──────── THE INPUT

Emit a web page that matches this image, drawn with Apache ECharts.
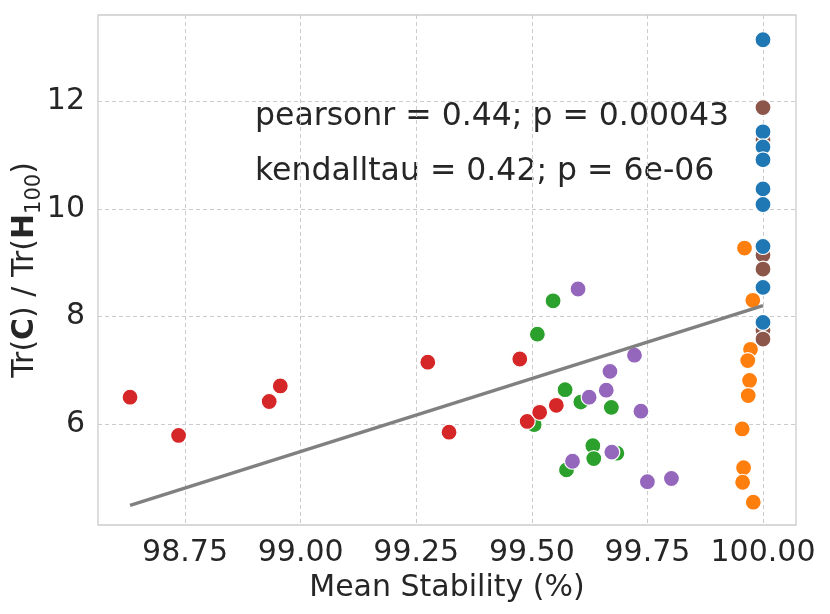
<!DOCTYPE html>
<html>
<head>
<meta charset="utf-8">
<script src="https://cdn.jsdelivr.net/npm/echarts@6/dist/echarts.min.js"></script>
<style>
  html, body { margin: 0; padding: 0; background: #fff; }
  #chart_main { width: 830px; height: 614px; }
</style>
</head>
<body>
<div id="chart_main"></div>
<script>
// values
var xTicks = [98.75, 99.00, 99.25, 99.50, 99.75, 100.00];
var yTicks = [6, 8, 10, 12];

var brownX = [100.0, 100.0, 100.0, 100.0, 100.0, 100.0];
var brownY = [11.88, 11.28, 9.14, 8.88, 7.75, 7.58];

var greenX = [99.546, 99.512, 99.572, 99.606, 99.672, 99.505, 99.632, 99.634, 99.575, 99.684];
var greenY = [8.29, 7.67, 6.64, 6.41, 6.31, 5.99, 5.60, 5.36, 5.15, 5.46];

var redX = [98.631, 98.736, 98.932, 98.956, 99.275, 99.321, 99.474, 99.490, 99.517, 99.553];
var redY = [6.50, 5.79, 6.42, 6.71, 7.15, 5.85, 7.21, 6.05, 6.22, 6.35];

var purpleX = [99.600, 99.722, 99.669, 99.661, 99.624, 99.736, 99.673, 99.588, 99.750, 99.802];
var purpleY = [8.51, 7.28, 6.98, 6.63, 6.50, 6.24, 5.48, 5.31, 4.93, 4.99];

var orangeX = [99.960, 99.978, 99.973, 99.967, 99.971, 99.968, 99.955, 99.958, 99.956, 99.979];
var orangeY = [9.27, 8.30, 7.39, 7.18, 6.81, 6.53, 5.91, 5.19, 4.92, 4.55];

var blueX = [100.0, 100.0, 100.0, 100.0, 100.0, 100.0, 100.0, 100.0, 100.0];
var blueY = [13.14, 11.43, 11.15, 10.91, 10.37, 10.08, 9.30, 8.54, 7.89];

// ends of the fitted line
var fitX = [98.631, 100.0];
var fitY = [4.49, 8.20];

var statLines = ['pearsonr = 0.44; p = 0.00043', 'kendalltau = 0.42; p = 6e-06'];

function pairUp(xs, ys){
	return xs.map(function(x, i){ return [x, ys[i]]; });
}

function dotSeries(xs, ys, color){
	return {
		type : 'scatter',
		data : pairUp(xs, ys),
		symbolSize : 16,
		itemStyle : {
			color : color,
			borderColor : '#ffffff',
			borderWidth : 1.2,
			opacity : 1
		},
		emphasis : { disabled : true },
		z : 3
	};
}

var myChart = echarts.init(document.getElementById('chart_main'));
var font = 'DejaVu Sans',
	ink  = '#262626',
	gridLine = {
		show : true,
		lineStyle : { color : '#cccccc', type : [4, 3], width : 1 }
	};

var option = {
	animation : false,
	backgroundColor : '#ffffff',
	grid : {
		left : 98, right : 34, top : 15, bottom : 89,
		outerBoundsMode : 'none',
		containLabel : false,
		show : true,
		borderColor : '#cccccc',
		borderWidth : 1.3,
		backgroundColor : 'transparent'
	},
	xAxis : {
		type : 'value',
		min : 98.5617,
		max : 100.0714,
		name : 'Mean Stability (%)',
		nameLocation : 'middle',
		nameGap : 48,
		nameMoveOverlap : false,
		nameTextStyle : { fontFamily : font, fontSize : 30, color : ink },
		axisLine : { show : false },
		axisTick : { show : false, customValues : xTicks },
		axisLabel : {
			customValues : xTicks,
			fontFamily : font, fontSize : 30, color : ink, margin : 13,
			formatter : function(v){ return v.toFixed(2); }
		},
		splitLine : gridLine
	},
	yAxis : {
		type : 'value',
		min : 4.126,
		max : 13.6,
		name : '{n|Tr(}{b|C}{n|) / Tr(}{b|H}{s|100}{n|)}',
		nameLocation : 'middle',
		nameRotate : 90,
		nameGap : 53,
		nameMoveOverlap : false,
		nameTextStyle : {
			fontFamily : font, fontSize : 30, color : ink,
			rich : {
				n : { fontFamily : font, fontSize : 30, color : ink, lineHeight : 40 },
				b : { fontFamily : font, fontSize : 30, color : ink, fontWeight : 'bold', lineHeight : 40 },
				s : { fontFamily : font, fontSize : 21, color : ink, lineHeight : 21, verticalAlign : 'bottom' }
			}
		},
		axisLine : { show : false },
		axisTick : { show : false, customValues : yTicks },
		axisLabel : {
			customValues : yTicks,
			fontFamily : font, fontSize : 30, color : ink, margin : 13
		},
		splitLine : gridLine
	},
	graphic : [
		{ type : 'text', left : 255, top : 101,
		  style : { text : statLines[0], font : '31.5px "DejaVu Sans"', fill : ink } },
		{ type : 'text', left : 255, top : 156,
		  style : { text : statLines[1], font : '31.5px "DejaVu Sans"', fill : ink } }
	],
	series : [
		dotSeries(brownX, brownY, '#8c564b'),
		dotSeries(greenX, greenY, '#2ca02c'),
		dotSeries(redX, redY, '#d62728'),
		dotSeries(purpleX, purpleY, '#9467bd'),
		dotSeries(orangeX, orangeY, '#ff7f0e'),
		dotSeries(blueX, blueY, '#1f77b4'),
		{
			type : 'line',
			data : pairUp(fitX, fitY),
			showSymbol : false,
			lineStyle : { color : '#808080', width : 3.5 },
			emphasis : { disabled : true },
			z : 4
		}
	]
};

myChart.setOption(option);
</script>
</body>
</html>
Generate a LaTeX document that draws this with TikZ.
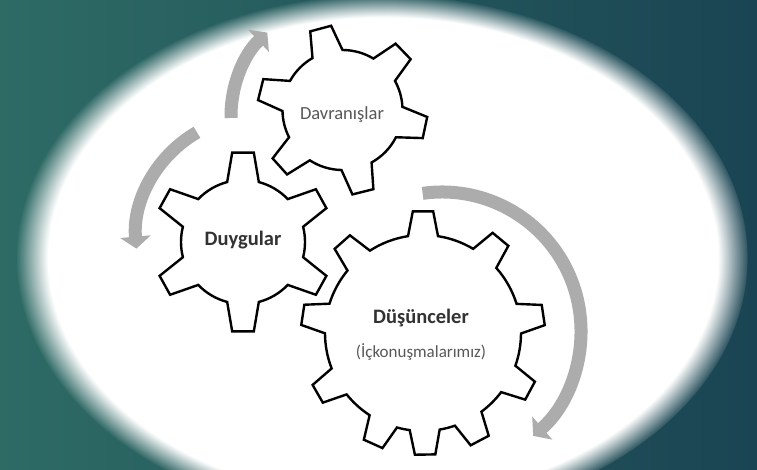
\documentclass[tikz,border=0pt]{standalone}
\usepackage{fontspec}
\setmainfont{Carlito}
\usetikzlibrary{arrows.meta,fadings,calc}
\definecolor{tealL}{RGB}{46,107,101}
\definecolor{tealR}{RGB}{26,68,83}
\definecolor{arrowgray}{RGB}{172,172,172}
\definecolor{labgray}{RGB}{88,88,88}
\definecolor{darktext}{RGB}{50,50,50}
\pgfdeclareradialshading{ellshade}{\pgfpointorigin}{color(0bp)=(pgftransparent!0); color(22.8bp)=(pgftransparent!0); color(25bp)=(pgftransparent!100); color(50bp)=(pgftransparent!100)}
\pgfdeclarefading{ellfade}{\pgfuseshading{ellshade}}
% #1 centre, #2 root radius, #3 outer radius, #4 base half angle, #5 top half angle, #6 first tooth angle, #7 list of angle/next pairs
\newcommand{\gearshape}[7]{%
  \begin{scope}[shift={#1}]
    \draw[gearline] ({#6-#4}:#2)
      \foreach \a/\n in {#7} {
        -- ({\a-#5}:#3) -- ({\a+#5}:#3) -- ({\a+#4}:#2)
        arc[start angle={\a+#4}, end angle={\n-#4}, radius=#2]
      } -- cycle;
  \end{scope}}
\tikzset{
  gearline/.style={draw=black, fill=white, line width=2.4pt, line join=miter},
  cyclearrow/.style={draw=arrowgray, line width=13pt, -{Triangle[width=30pt,length=12pt]}},
  biglabel/.style={font=\bfseries\fontsize{20.5}{24}\selectfont, text=darktext, inner sep=0pt},
  smalllabel/.style={font=\fontsize{18.5}{21}\selectfont, text=labgray, inner sep=0pt},
  sublabel/.style={font=\fontsize{17}{19}\selectfont, text=labgray, inner sep=0pt}
}
\begin{document}
\begin{tikzpicture}[x=1pt,y=1pt]
\useasboundingbox (0,0) rectangle (757,-469);
\fill[left color=tealL, right color=tealR] (0,0) rectangle (757,-469);
\fill[white, path fading=ellfade, fit fading=true] (383,-258) ellipse [x radius=366, y radius=263];

% arrows
\coordinate (c1) at (345,-116);
\coordinate (c2) at (258,-238);
\coordinate (c3) at (442,-331);
\coordinate (a1s) at ($(c1)+(181:114)$);
\coordinate (a2s) at ($(c2)+(120:122)$);
\coordinate (a3s) at ($(c3)+(98:139)$);
\draw[cyclearrow] (a1s) arc[start angle=181, end angle=133, radius=114];
\draw[cyclearrow] (a2s) arc[start angle=120, end angle=185, radius=122];
\draw[cyclearrow] (a3s) arc[start angle=98, end angle=-49, radius=139];

% gears
\gearshape{(342.5,-110)}{60}{85}{15}{7.3}{-138}{-138/-76,-76/-12,-12/44,44/105,105/166,166/222}
\gearshape{(243,-242)}{62}{90}{14.8}{6.9}{-151}{-151/-90,-90/-29,-29/29,29/90,90/151,151/209}
\gearshape{(423,-333)}{98}{122}{8.8}{4.8}{-150}{-150/-114.2,-114.2/-89,-89/-62.2,-62.2/-28.3,-28.3/8.5,8.5/50.4,50.4/90,90/131.6,131.6/171.4,171.4/210}

% labels
\node[smalllabel] (dav) at (342,-115) {Davranışlar};
\node[biglabel] (duy) at (243,-240) {Duygular};
\node[biglabel] (dus) at (421,-318) {Düşünceler};
\node[sublabel] (ic) at (421,-352) {(İçkonuşmalarımız)};
\end{tikzpicture}
\end{document}
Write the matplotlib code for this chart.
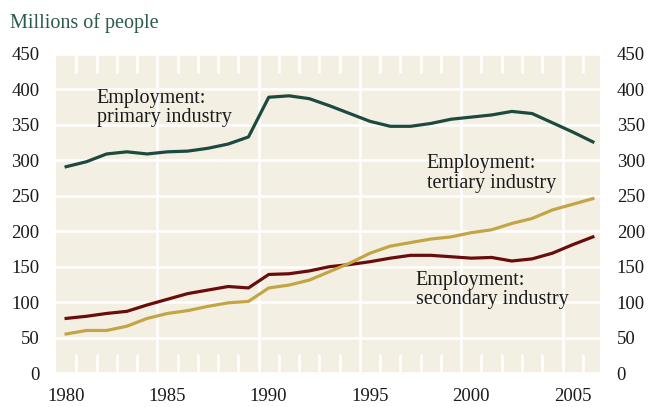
import matplotlib
matplotlib.use("Agg")
import matplotlib.pyplot as plt
import matplotlib.transforms as mtransforms
import numpy as np

plt.rcParams["font.family"] = ["Liberation Serif", "DejaVu Serif"]

years = list(range(1980, 2007))
primary = [291, 298, 309, 312, 309, 312, 313, 317, 323, 333,
           389, 391, 387, 377, 366, 355, 348, 348, 352, 358,
           361, 364, 369, 366, 353, 340, 326]
secondary = [77, 80, 84, 87, 96, 104, 112, 117, 122, 120,
             139, 140, 144, 150, 153, 157, 162, 166, 166, 164,
             162, 163, 158, 161, 169, 181, 192]
tertiary = [55, 60, 60, 66, 77, 84, 88, 94, 99, 101,
            120, 124, 131, 143, 155, 169, 179, 184, 189, 192,
            198, 202, 211, 218, 230, 238, 246]

y_ticks = [0, 50, 100, 150, 200, 250, 300, 350, 400, 450]
x_ticks = [1980, 1985, 1990, 1995, 2000, 2005]

c_primary = "#1d4a40"
c_secondary = "#6b0c0c"
c_tertiary = "#c4a545"
c_bg = "#f3f0e3"
c_text = "#1a1a1a"
fs_tick = 13.5
fs_note = 14.5

fig = plt.figure(figsize=(6.5, 4.07), dpi=100)
ax = fig.add_axes([56 / 650, 1 - 373 / 407, 544 / 650, 319 / 407])
ax.set_facecolor(c_bg)

x = np.array(years) + 0.5  # values plotted mid-year
ax.plot(x, primary, color=c_primary, lw=2.3, zorder=3)
ax.plot(x, secondary, color=c_secondary, lw=2.3, zorder=3)
ax.plot(x, tertiary, color=c_tertiary, lw=2.3, zorder=3)

ax.set_xlim(1980, 2006.85)
ax.set_ylim(0, 450)

ax.set_yticks(y_ticks)
ax.set_xticks(x_ticks)
ax.set_xticklabels([str(v) for v in x_ticks])
ax.set_xticks(years, minor=True)
ax.grid(True, which="major", color="white", lw=1.8, zorder=1)
ax.get_xgridlines()[0].set_visible(False)
ax.set_axisbelow(True)

for s in ax.spines.values():
    s.set_visible(False)

ax.tick_params(axis="y", which="major", length=0, labelsize=fs_tick, pad=12,
               labelcolor=c_text, left=True, right=True,
               labelleft=True, labelright=True)
ax.tick_params(axis="x", which="major", length=0, labelsize=fs_tick, pad=11,
               labelcolor=c_text)
ax.tick_params(axis="x", which="minor", direction="in", length=14,
               width=1.8, color="white", top=True, bottom=True)

# year labels sit in the middle of the year
offset = mtransforms.ScaledTranslation(10 / 100, 0, fig.dpi_scale_trans)
for lab in ax.get_xticklabels():
    lab.set_transform(lab.get_transform() + offset)

ax.text(1982.0, 374, "Employment:\nprimary industry", fontsize=fs_note,
        color=c_text, ha="left", va="center", linespacing=1.05)
ax.text(1998.3, 281, "Employment:\ntertiary industry", fontsize=fs_note,
        color=c_text, ha="left", va="center", linespacing=1.05)
ax.text(1997.75, 117, "Employment:\nsecondary industry", fontsize=fs_note,
        color=c_text, ha="left", va="center", linespacing=1.05)

fig.text(10 / 650, 1 - 28 / 407, "Millions of people", fontsize=fs_note,
         color="#2c5a4c", ha="left", va="baseline")

fig.savefig("out.png", dpi=100, facecolor="white")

────────────────

> _DIRECTION_: What's needed is an exact copy of the lines above from the one with "Write the matplotlib code for this chart." through the one with "ax.set_ylim(0, 450)", both included; the pictures stay out.

> _ANSWER FOR THIS EXERCISE_:
Write the matplotlib code for this chart.
import matplotlib
matplotlib.use("Agg")
import matplotlib.pyplot as plt
import matplotlib.transforms as mtransforms
import numpy as np

plt.rcParams["font.family"] = ["Liberation Serif", "DejaVu Serif"]

years = list(range(1980, 2007))
primary = [291, 298, 309, 312, 309, 312, 313, 317, 323, 333,
           389, 391, 387, 377, 366, 355, 348, 348, 352, 358,
           361, 364, 369, 366, 353, 340, 326]
secondary = [77, 80, 84, 87, 96, 104, 112, 117, 122, 120,
             139, 140, 144, 150, 153, 157, 162, 166, 166, 164,
             162, 163, 158, 161, 169, 181, 192]
tertiary = [55, 60, 60, 66, 77, 84, 88, 94, 99, 101,
            120, 124, 131, 143, 155, 169, 179, 184, 189, 192,
            198, 202, 211, 218, 230, 238, 246]

y_ticks = [0, 50, 100, 150, 200, 250, 300, 350, 400, 450]
x_ticks = [1980, 1985, 1990, 1995, 2000, 2005]

c_primary = "#1d4a40"
c_secondary = "#6b0c0c"
c_tertiary = "#c4a545"
c_bg = "#f3f0e3"
c_text = "#1a1a1a"
fs_tick = 13.5
fs_note = 14.5

fig = plt.figure(figsize=(6.5, 4.07), dpi=100)
ax = fig.add_axes([56 / 650, 1 - 373 / 407, 544 / 650, 319 / 407])
ax.set_facecolor(c_bg)

x = np.array(years) + 0.5  # values plotted mid-year
ax.plot(x, primary, color=c_primary, lw=2.3, zorder=3)
ax.plot(x, secondary, color=c_secondary, lw=2.3, zorder=3)
ax.plot(x, tertiary, color=c_tertiary, lw=2.3, zorder=3)

ax.set_xlim(1980, 2006.85)
ax.set_ylim(0, 450)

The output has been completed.